Craig Dykers
Craig Dykers, along with Elaine Molinar, his wife and business partner, spent two months sketching, questioning, and engaging with new ideas at the American Academy in Rome. Both remarked on the spontaneous cross-disciplinary connections they were able to make with Fellows and other Residents during their stay. In public lectures, informal events, and impromptu conversations, Dykers was generous with his time as a mentor, colleague, and collaborator.
For example, Dykers, along with Fellow Joseph John Viscomi and John T. Sargent Writer in Residence André Aciman, coordinated an event prompted by their shared connections to the city of Alexandria, Egypt. Aciman described the now lost Alexandria of his youth in his memoir Out of Egypt (1995), and Viscomi is reconstructing the final years of Italian communities in Egypt during the 1950s and 1960s in his dissertation. Dykers’s firm Snøhetta designed the Bibliotheca Alexandrina in 2002, and the building was movingly defended by citizens during the upheavals of early 2011.

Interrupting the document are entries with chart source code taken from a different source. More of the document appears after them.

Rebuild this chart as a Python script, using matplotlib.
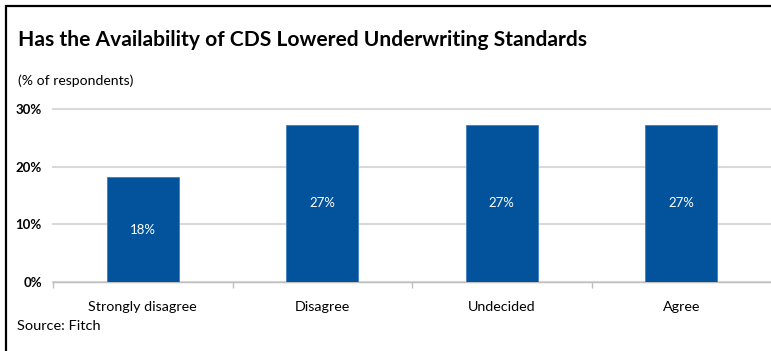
import matplotlib
matplotlib.use("Agg")
import matplotlib.pyplot as plt
from matplotlib.patches import Rectangle

categories = ["Strongly disagree", "Disagree", "Undecided", "Agree"]
values = [18.2, 27.3, 27.3, 27.3]
value_labels = ["18%", "27%", "27%", "27%"]
yticks = [0, 10, 20, 30]
ytick_labels = ["0%", "10%", "20%", "30%"]

title = "Has the Availability of CDS Lowered Underwriting Standards"
subtitle = "(% of respondents)"
source = "Source: Fitch"

W, H = 771, 351
plt.rcParams['font.family'] = ['Lato', 'DejaVu Sans']
fig = plt.figure(figsize=(W / 100, H / 100), dpi=100)
renderer = fig.canvas.get_renderer()


def fit_size(text, target_px, weight="normal", base=12):
    t = fig.text(0, 0, text, fontsize=base, fontweight=weight)
    w = t.get_window_extent(renderer).width
    t.remove()
    return base * target_px / w


ax = fig.add_axes([53 / W, 1 - 282 / H, (771 - 53) / W, (282 - 109) / H])
bar_color = "#03539C"
x = list(range(len(categories)))
ax.bar(x, values, width=0.4, color=bar_color, edgecolor="#3f7fc0", linewidth=0.6, zorder=3)
for xi, v, lab in zip(x, values, value_labels):
    ax.text(xi, v / 2, lab, color="white", ha="center", va="center", fontsize=9.5, zorder=4)

cat_fs = fit_size("Strongly disagree", 108)
ax.set_xlim(-0.5, len(categories) - 0.5)
ax.set_ylim(0, 30)
ax.set_yticks(yticks)
ax.set_yticklabels(ytick_labels, fontsize=9.5, fontweight="bold")
ax.yaxis.grid(True, color="#d9d9d9", linewidth=1.5, zorder=0)
for gl in ax.get_ygridlines():
    gl.set_clip_on(False)
ax.set_axisbelow(True)
for s in ["top", "right", "left"]:
    ax.spines[s].set_visible(False)
ax.spines["bottom"].set_color("#bfbfbf")
ax.spines["bottom"].set_linewidth(1.0)
ax.tick_params(axis="y", length=0, pad=8)
ax.set_xticks(x)
ax.set_xticklabels(categories, fontsize=cat_fs)
ax.tick_params(axis="x", length=0, pad=14)
ax.set_xticks([i - 0.5 for i in range(len(categories))], minor=True)
ax.tick_params(axis="x", which="minor", length=4, color="#bfbfbf", width=1.0)

fig.text(18 / W, 1 - 40 / H, title, fontsize=fit_size(title, 565, "bold"), fontweight="bold",
         va="center", ha="left")
fig.text(18 / W, 1 - 81 / H, subtitle, fontsize=fit_size(subtitle, 115), va="center", ha="left")
fig.text(17 / W, 1 - 326 / H, source, fontsize=fit_size(source, 83), va="center", ha="left")

fig.patches.append(Rectangle((6 / W, -0.1), 1.2, 1 - 6 / H + 0.1, transform=fig.transFigure,
                             fill=False, edgecolor="black", linewidth=1.6))

fig.savefig("out.png", dpi=100)
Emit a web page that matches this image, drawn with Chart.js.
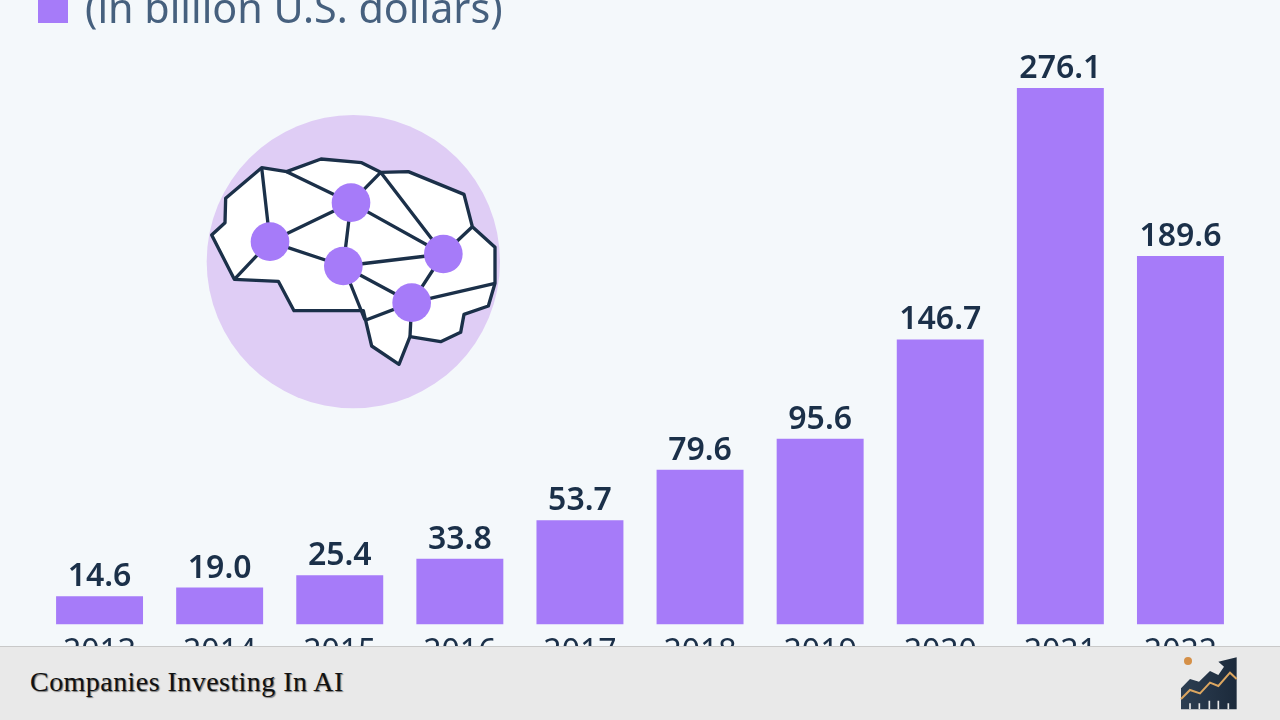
<!DOCTYPE html>
<html lang="en">
<head>
    <meta charset="UTF-8">
    <title>Companies Investing In AI</title>
    <script src="https://cdn.jsdelivr.net/npm/chart.js@4"></script>
    <style>
        html, body {
            margin: 0;
            width: 1280px;
            height: 720px;
            overflow: hidden;
            background: #f4f8fb;
        }
        #chartBox {
            position: absolute;
            left: 0;
            top: 0;
            width: 1280px;
            height: 720px;
        }
        .legendBox {
            position: absolute;
            left: 38px;
            top: -7px;
            width: 30px;
            height: 30px;
            background: #a67bf9;
        }
        .subtitle {
            position: absolute;
            left: 85px;
            top: -18px;
            font: 41.3px "Noto Sans", sans-serif;
            line-height: 50px;
            color: #46607e;
            white-space: nowrap;
        }
        .brain {
            position: absolute;
            left: 190px;
            top: 100px;
            width: 330px;
            height: 320px;
        }
        .footer {
            position: absolute;
            left: 0;
            top: 646px;
            width: 1280px;
            height: 74px;
            background: #e9e9e9;
            border-top: 1px solid #c9c9c9;
            box-sizing: border-box;
        }
        .footer span {
            position: absolute;
            left: 30px;
            top: 18px;
            font: 28px "Liberation Serif", serif;
            letter-spacing: 0.45px;
            line-height: 34px;
            color: #111;
            text-shadow: 1px 1px 1px #777;
            white-space: nowrap;
        }
        .logo {
            position: absolute;
            left: 1120px;
            top: 610px;
            width: 160px;
            height: 110px;
        }
    </style>
</head>
<body>
    <div id="chartBox"><canvas id="miCanvas" width="1280" height="720"></canvas></div>

    <div class="legendBox"></div>
    <div class="subtitle">(in billion U.S. dollars)</div>

    <svg class="brain" viewBox="0 0 990 960">
        <circle cx="490" cy="485" r="440" fill="#dfcdf5"/>
        <g stroke="#1b3049" stroke-width="10" stroke-linejoin="round" fill="none">
            <polygon fill="#fff" points="65,405 105,368 107,295 215,203 290,215 393,177 515,188 572,217 655,215 822,283 847,380 915,442 915,550 895,618 822,643 812,697 752,725 660,710 627,793 545,738 520,632 312,632 265,544 133,538"/>
            <path d="M215 203L240 425M290 215L483 308M572 217L483 308M572 217L760 462M483 308L240 425M483 308L460 498M483 308L760 462M240 425L133 538M240 425L460 498M460 498L760 462M460 498L665 608M460 498L525 660M847 380L760 462M760 462L665 608M665 608L915 550M665 608L528 660M665 608L660 710"/>
        </g>
        <g fill="#a67bf9">
            <circle cx="483" cy="308" r="58"/>
            <circle cx="240" cy="425" r="58"/>
            <circle cx="460" cy="498" r="58"/>
            <circle cx="760" cy="462" r="58"/>
            <circle cx="665" cy="608" r="58"/>
        </g>
    </svg>

    <div class="footer"><span>Companies Investing In AI</span></div>

    <svg class="logo" viewBox="0 0 480 330">
        <defs>
            <linearGradient id="logoFill" x1="0" x2="1" y1="0" y2="0">
                <stop offset="0" stop-color="#2c3e52"/>
                <stop offset="1" stop-color="#1c2a3b"/>
            </linearGradient>
        </defs>
        <polygon fill="url(#logoFill)" points="183,298 183,235 210,207 237,215 270,183 295,195 312,170 295,155 350,142 350,298"/>
        <polyline fill="none" stroke="#dca660" stroke-width="6" points="183,267 210,240 240,250 270,218 295,228 330,188 350,207"/>
        <path stroke="#e9e9e9" stroke-width="5" d="M210 280V298M238 280V298M268 272V298M295 272V298M325 280V298"/>
        <circle cx="204" cy="153" r="12" fill="#d59048"/>
    </svg>

    <script>
        const years = ['2013', '2014', '2015', '2016', '2017', '2018', '2019', '2020', '2021', '2022'];
        const investment = [14.6, 19.0, 25.4, 33.8, 53.7, 79.6, 95.6, 146.7, 276.1, 189.6];

        // prints the value above each bar
        const barLabels = {
            id: 'barLabels',
            afterDatasetsDraw(chart) {
                const ctx = chart.ctx;
                const bars = chart.getDatasetMeta(0).data;
                ctx.save();
                ctx.font = '600 32px "Noto Sans", sans-serif';
                ctx.fillStyle = '#1b3049';
                ctx.textAlign = 'center';
                ctx.textBaseline = 'alphabetic';
                bars.forEach((bar, i) => {
                    ctx.fillText(investment[i].toFixed(1), bar.x, bar.y - 10);
                });
                ctx.restore();
            }
        };

        new Chart(document.getElementById('miCanvas').getContext('2d'), {
            type: 'bar',
            data: {
                labels: years,
                datasets: [{
                    data: investment,
                    backgroundColor: '#a67bf9',
                    barPercentage: 0.724,
                    categoryPercentage: 1
                }]
            },
            options: {
                responsive: false,
                animation: false,
                devicePixelRatio: 1,
                layout: { padding: { left: 39.5, right: 39.5, top: 41.6, bottom: 0 } },
                plugins: { legend: { display: false }, tooltip: { enabled: false } },
                scales: {
                    x: {
                        afterFit(scale) { scale.height = 95.5; },
                        grid: { display: false, drawTicks: false },
                        border: { display: false },
                        ticks: {
                            padding: 9,
                            color: '#1b3049',
                            maxRotation: 0,
                            font: { family: '"Noto Sans", sans-serif', size: 32 }
                        }
                    },
                    y: { display: false, min: 0, max: 300 }
                }
            },
            plugins: [barLabels]
        });
    </script>
</body>
</html>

Dykers also participated in a talk at the Casa dell’Architettura that brought together speakers and audience members from the MAXXI Architettura, the Norwegian Institute, and American Academy in Rome. He was also a featured panelist in an AAR ConversationsIConversazioni event with Pippo Ciorra, senior curator at the MAXXI, where he spoke about nature and human nature in the context of projects designed by Snøhetta, including the Norwegian National Opera, the Alexandria Library, and the National September 11 Memorial Museum in New York. Dykers revisited and expanded on those thoughts for the AAR community in the less formal setting of the Lecture Room, where he shared observations about what he called the “fleshiness of architecture” vis-à-vis the materiality of human experience.